DATA SHOWN:
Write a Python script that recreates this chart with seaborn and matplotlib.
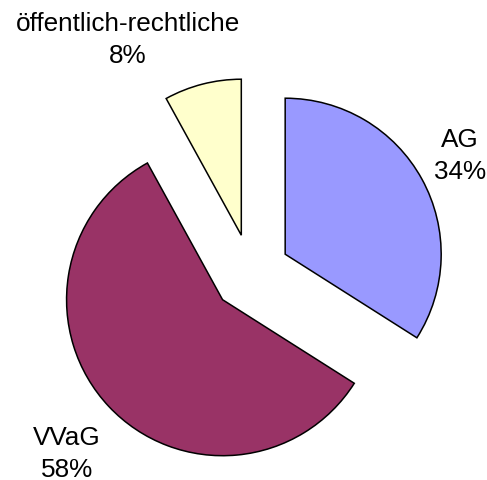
import matplotlib
matplotlib.use("Agg")
import matplotlib.pyplot as plt
import seaborn as sns

sns.set_style("white")
plt.rcParams['font.family'] = ['Liberation Sans', 'DejaVu Sans']

categories = ["AG", "VVaG", "öffentlich-rechtliche"]
shares = [34, 58, 8]
colors = ["#9999FF", "#993366", "#FFFFCC"]
explode = [0.25, 0.25, 0.25]

W, H = 487, 480
fig = plt.figure(figsize=(W / 100, H / 100), dpi=100)
ax = fig.add_axes([0, 0, 1, 1])
R = 156.0
cx, cy = 251.0, 273.0
ax.pie(shares, colors=colors, explode=explode, startangle=90, counterclock=False,
       radius=1.0, wedgeprops=dict(edgecolor="black", linewidth=1.1))
ax.set_aspect('auto')
ax.set_xlim(-cx / R, (W - cx) / R)
ax.set_ylim(-(H - cy) / R, cy / R)
ax.axis('off')

label_pos = [(460, 156), (67, 454), (128, 40)]
for cat, val, (px, py) in zip(categories, shares, label_pos):
    fig.text(px / W, 1 - py / H, f"{cat}\n{val}%", ha='center', va='center',
             fontsize=18.8, linespacing=1.45, color='black')

fig.savefig("out.png", dpi=100, facecolor='white')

GIVEN EXERCISE: Restate the listing above word for word, and skip the pictures.

ANSWER TO THIS TASK:
Write a Python script that recreates this chart with seaborn and matplotlib.
import matplotlib
matplotlib.use("Agg")
import matplotlib.pyplot as plt
import seaborn as sns

sns.set_style("white")
plt.rcParams['font.family'] = ['Liberation Sans', 'DejaVu Sans']

categories = ["AG", "VVaG", "öffentlich-rechtliche"]
shares = [34, 58, 8]
colors = ["#9999FF", "#993366", "#FFFFCC"]
explode = [0.25, 0.25, 0.25]

W, H = 487, 480
fig = plt.figure(figsize=(W / 100, H / 100), dpi=100)
ax = fig.add_axes([0, 0, 1, 1])
R = 156.0
cx, cy = 251.0, 273.0
ax.pie(shares, colors=colors, explode=explode, startangle=90, counterclock=False,
       radius=1.0, wedgeprops=dict(edgecolor="black", linewidth=1.1))
ax.set_aspect('auto')
ax.set_xlim(-cx / R, (W - cx) / R)
ax.set_ylim(-(H - cy) / R, cy / R)
ax.axis('off')

label_pos = [(460, 156), (67, 454), (128, 40)]
for cat, val, (px, py) in zip(categories, shares, label_pos):
    fig.text(px / W, 1 - py / H, f"{cat}\n{val}%", ha='center', va='center',
             fontsize=18.8, linespacing=1.45, color='black')

fig.savefig("out.png", dpi=100, facecolor='white')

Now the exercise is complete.